> Records excerpted from a collection

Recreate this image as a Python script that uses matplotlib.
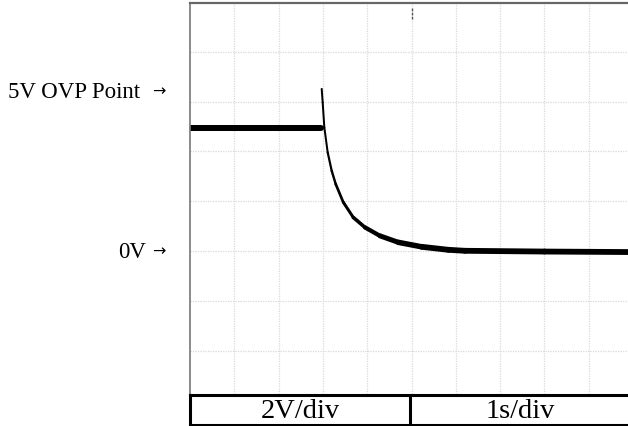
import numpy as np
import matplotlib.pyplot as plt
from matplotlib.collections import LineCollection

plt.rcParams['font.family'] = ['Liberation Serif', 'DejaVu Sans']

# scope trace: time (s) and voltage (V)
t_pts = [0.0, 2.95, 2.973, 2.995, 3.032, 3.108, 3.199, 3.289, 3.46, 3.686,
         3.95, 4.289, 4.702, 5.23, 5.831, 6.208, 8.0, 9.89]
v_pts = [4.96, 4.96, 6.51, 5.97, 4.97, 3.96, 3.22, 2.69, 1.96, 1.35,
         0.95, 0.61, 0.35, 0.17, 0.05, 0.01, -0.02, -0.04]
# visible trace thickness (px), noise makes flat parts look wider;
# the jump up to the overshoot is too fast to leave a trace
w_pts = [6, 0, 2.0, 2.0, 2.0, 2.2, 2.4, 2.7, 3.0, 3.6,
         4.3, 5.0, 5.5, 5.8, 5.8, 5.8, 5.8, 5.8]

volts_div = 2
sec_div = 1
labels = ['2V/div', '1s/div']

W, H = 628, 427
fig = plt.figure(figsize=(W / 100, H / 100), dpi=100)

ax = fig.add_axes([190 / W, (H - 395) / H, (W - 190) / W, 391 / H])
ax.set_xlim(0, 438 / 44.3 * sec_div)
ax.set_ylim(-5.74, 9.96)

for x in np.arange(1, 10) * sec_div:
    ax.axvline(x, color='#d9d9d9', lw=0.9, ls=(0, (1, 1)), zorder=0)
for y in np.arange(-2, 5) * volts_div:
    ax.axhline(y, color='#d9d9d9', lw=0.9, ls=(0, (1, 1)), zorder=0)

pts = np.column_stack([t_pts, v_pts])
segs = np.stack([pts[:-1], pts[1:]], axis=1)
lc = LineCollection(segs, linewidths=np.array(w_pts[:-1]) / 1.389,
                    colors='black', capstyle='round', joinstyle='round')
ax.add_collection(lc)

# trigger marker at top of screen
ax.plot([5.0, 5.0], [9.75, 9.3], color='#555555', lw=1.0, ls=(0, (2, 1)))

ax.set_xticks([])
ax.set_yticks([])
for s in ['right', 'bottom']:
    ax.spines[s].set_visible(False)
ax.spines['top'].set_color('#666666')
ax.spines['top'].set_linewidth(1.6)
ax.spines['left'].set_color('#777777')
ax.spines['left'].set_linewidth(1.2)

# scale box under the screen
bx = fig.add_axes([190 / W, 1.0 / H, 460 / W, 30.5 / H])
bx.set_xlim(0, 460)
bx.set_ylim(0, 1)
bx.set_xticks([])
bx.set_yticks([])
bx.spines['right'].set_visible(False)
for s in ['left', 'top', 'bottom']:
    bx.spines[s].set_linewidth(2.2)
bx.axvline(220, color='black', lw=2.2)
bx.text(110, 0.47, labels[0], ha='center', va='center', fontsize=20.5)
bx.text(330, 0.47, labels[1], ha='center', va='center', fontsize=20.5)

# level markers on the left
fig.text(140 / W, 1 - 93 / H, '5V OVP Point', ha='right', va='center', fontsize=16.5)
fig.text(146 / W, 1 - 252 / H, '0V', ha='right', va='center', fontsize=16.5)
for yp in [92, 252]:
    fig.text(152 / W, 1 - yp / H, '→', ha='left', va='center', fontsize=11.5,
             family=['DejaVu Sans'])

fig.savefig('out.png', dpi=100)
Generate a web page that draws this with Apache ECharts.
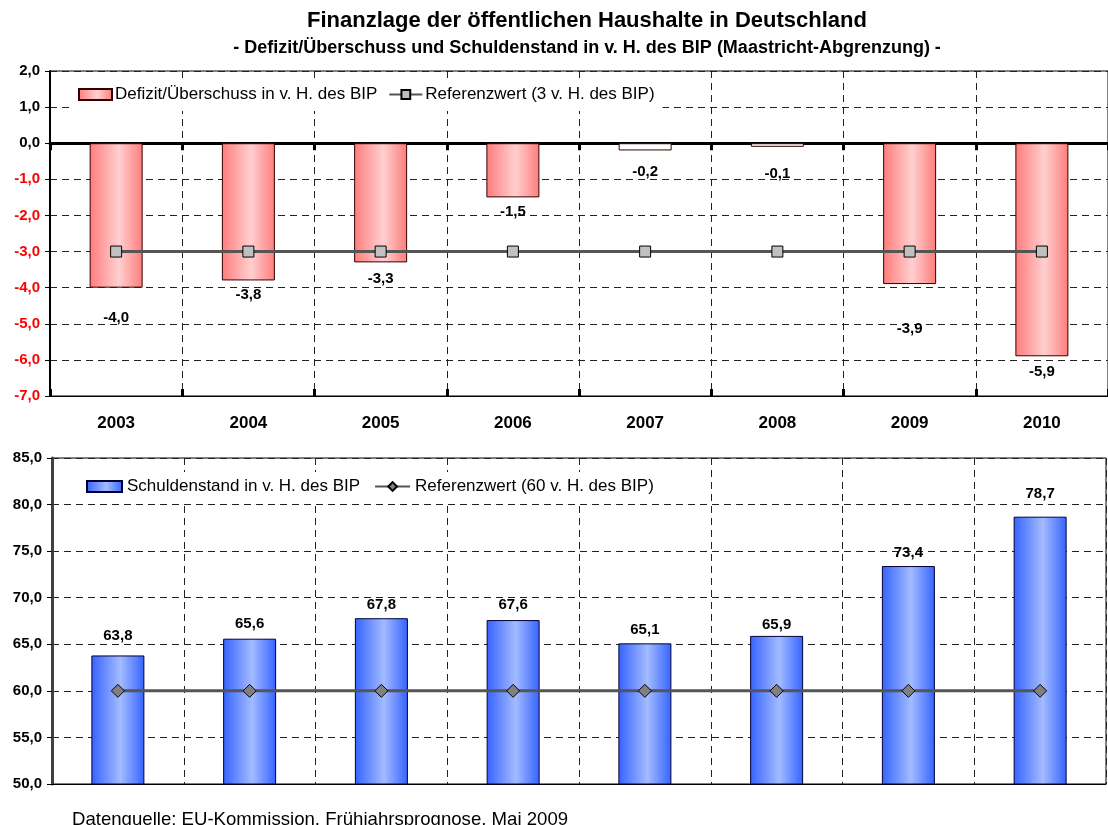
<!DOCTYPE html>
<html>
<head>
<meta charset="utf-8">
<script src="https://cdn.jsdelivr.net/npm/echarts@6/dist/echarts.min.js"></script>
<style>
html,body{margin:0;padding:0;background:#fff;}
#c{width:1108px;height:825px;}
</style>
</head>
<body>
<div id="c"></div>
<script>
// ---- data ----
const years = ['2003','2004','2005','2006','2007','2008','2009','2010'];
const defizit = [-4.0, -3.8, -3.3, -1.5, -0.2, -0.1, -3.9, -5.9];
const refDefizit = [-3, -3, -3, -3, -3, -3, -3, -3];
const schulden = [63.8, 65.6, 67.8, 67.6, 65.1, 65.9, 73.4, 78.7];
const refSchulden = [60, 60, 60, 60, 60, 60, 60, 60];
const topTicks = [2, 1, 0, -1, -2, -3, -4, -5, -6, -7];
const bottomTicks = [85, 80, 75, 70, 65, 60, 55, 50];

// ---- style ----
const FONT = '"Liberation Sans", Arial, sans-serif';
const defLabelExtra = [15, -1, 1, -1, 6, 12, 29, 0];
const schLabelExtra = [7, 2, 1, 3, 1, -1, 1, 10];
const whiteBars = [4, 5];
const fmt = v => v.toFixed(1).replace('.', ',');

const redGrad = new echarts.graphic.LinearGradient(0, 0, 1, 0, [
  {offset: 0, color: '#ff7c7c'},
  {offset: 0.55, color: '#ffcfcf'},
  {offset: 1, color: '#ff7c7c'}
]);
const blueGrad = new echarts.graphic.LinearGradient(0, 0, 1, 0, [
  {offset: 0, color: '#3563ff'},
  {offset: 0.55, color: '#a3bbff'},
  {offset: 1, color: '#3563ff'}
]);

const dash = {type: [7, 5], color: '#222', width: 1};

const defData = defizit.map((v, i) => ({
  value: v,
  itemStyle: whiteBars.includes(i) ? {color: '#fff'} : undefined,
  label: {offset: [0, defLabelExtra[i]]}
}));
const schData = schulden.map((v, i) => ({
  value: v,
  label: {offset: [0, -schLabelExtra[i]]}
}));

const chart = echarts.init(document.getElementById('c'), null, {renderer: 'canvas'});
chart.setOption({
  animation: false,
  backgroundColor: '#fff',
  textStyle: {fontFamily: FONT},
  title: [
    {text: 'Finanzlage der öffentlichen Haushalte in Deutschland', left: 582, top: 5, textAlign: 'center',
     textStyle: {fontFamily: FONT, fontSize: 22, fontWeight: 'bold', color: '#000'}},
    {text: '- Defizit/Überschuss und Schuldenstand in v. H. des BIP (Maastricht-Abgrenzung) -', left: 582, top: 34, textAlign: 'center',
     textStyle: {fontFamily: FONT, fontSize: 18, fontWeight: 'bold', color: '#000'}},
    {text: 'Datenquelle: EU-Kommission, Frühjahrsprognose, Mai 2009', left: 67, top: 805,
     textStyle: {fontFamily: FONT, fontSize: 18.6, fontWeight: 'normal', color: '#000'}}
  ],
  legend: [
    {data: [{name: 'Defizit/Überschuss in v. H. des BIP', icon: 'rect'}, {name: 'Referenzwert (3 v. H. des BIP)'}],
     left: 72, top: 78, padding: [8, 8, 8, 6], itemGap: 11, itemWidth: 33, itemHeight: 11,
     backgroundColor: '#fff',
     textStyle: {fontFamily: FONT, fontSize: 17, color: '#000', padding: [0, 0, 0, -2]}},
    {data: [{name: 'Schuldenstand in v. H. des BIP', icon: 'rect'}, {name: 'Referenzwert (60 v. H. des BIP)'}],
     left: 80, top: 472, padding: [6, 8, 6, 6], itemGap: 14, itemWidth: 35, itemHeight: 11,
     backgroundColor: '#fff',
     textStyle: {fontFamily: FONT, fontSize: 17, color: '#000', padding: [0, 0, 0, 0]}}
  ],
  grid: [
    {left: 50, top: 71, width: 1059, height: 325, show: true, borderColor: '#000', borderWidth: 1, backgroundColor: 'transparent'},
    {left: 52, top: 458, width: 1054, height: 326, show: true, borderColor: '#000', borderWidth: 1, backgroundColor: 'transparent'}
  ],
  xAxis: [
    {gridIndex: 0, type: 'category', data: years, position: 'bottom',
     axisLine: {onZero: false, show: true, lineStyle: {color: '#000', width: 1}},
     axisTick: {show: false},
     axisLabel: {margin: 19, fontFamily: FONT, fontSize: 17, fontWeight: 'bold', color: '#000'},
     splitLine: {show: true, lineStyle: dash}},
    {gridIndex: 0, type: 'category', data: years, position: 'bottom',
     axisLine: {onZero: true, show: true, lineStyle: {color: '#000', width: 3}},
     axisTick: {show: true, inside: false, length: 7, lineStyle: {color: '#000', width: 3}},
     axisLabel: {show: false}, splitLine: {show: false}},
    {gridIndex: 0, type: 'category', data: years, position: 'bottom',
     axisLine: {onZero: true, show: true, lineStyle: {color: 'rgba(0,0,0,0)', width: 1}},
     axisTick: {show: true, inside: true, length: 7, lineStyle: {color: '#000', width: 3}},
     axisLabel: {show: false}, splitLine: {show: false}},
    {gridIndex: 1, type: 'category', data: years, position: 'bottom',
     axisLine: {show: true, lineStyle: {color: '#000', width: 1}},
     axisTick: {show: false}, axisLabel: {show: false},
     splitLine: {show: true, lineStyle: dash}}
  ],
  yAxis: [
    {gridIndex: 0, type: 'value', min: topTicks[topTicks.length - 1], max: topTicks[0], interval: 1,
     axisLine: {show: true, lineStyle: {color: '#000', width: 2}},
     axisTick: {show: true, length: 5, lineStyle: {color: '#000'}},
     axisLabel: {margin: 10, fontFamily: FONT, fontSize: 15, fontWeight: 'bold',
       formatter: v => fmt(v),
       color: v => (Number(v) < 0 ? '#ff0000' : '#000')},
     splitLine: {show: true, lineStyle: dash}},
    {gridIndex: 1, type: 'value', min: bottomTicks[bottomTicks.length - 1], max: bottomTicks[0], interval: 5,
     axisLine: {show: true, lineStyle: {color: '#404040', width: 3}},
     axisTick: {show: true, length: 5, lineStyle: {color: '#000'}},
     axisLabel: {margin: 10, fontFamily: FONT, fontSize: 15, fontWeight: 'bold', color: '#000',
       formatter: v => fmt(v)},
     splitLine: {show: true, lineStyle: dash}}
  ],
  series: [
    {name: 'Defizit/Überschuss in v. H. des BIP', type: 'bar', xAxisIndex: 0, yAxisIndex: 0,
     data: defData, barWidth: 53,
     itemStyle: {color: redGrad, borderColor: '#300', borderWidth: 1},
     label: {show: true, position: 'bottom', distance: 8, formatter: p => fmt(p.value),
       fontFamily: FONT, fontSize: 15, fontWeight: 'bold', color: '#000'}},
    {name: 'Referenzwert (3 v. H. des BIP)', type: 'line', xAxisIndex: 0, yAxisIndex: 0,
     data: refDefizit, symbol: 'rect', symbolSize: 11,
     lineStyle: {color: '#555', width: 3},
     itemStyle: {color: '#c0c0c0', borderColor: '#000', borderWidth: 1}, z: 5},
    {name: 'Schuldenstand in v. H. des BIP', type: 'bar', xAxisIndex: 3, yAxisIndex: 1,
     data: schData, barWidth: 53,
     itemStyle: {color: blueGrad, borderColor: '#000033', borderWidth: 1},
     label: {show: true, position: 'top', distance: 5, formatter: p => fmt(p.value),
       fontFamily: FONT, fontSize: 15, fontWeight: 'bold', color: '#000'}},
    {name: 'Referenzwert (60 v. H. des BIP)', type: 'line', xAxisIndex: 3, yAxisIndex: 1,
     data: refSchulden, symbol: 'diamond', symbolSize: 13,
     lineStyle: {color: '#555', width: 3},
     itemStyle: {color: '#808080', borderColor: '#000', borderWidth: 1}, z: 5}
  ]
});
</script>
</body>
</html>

> Aim of the exercise
Leave out the pictures, then repeat the listing above exactly from its first line to the line with "plt.rcParams['font.family'] = ['Liberation", inclusive.

> Exercise answer
Recreate this image as a Python script that uses matplotlib.
import numpy as np
import matplotlib.pyplot as plt
from matplotlib.collections import LineCollection

plt.rcParams['font.family'] = ['Liberation Serif', 'DejaVu Sans']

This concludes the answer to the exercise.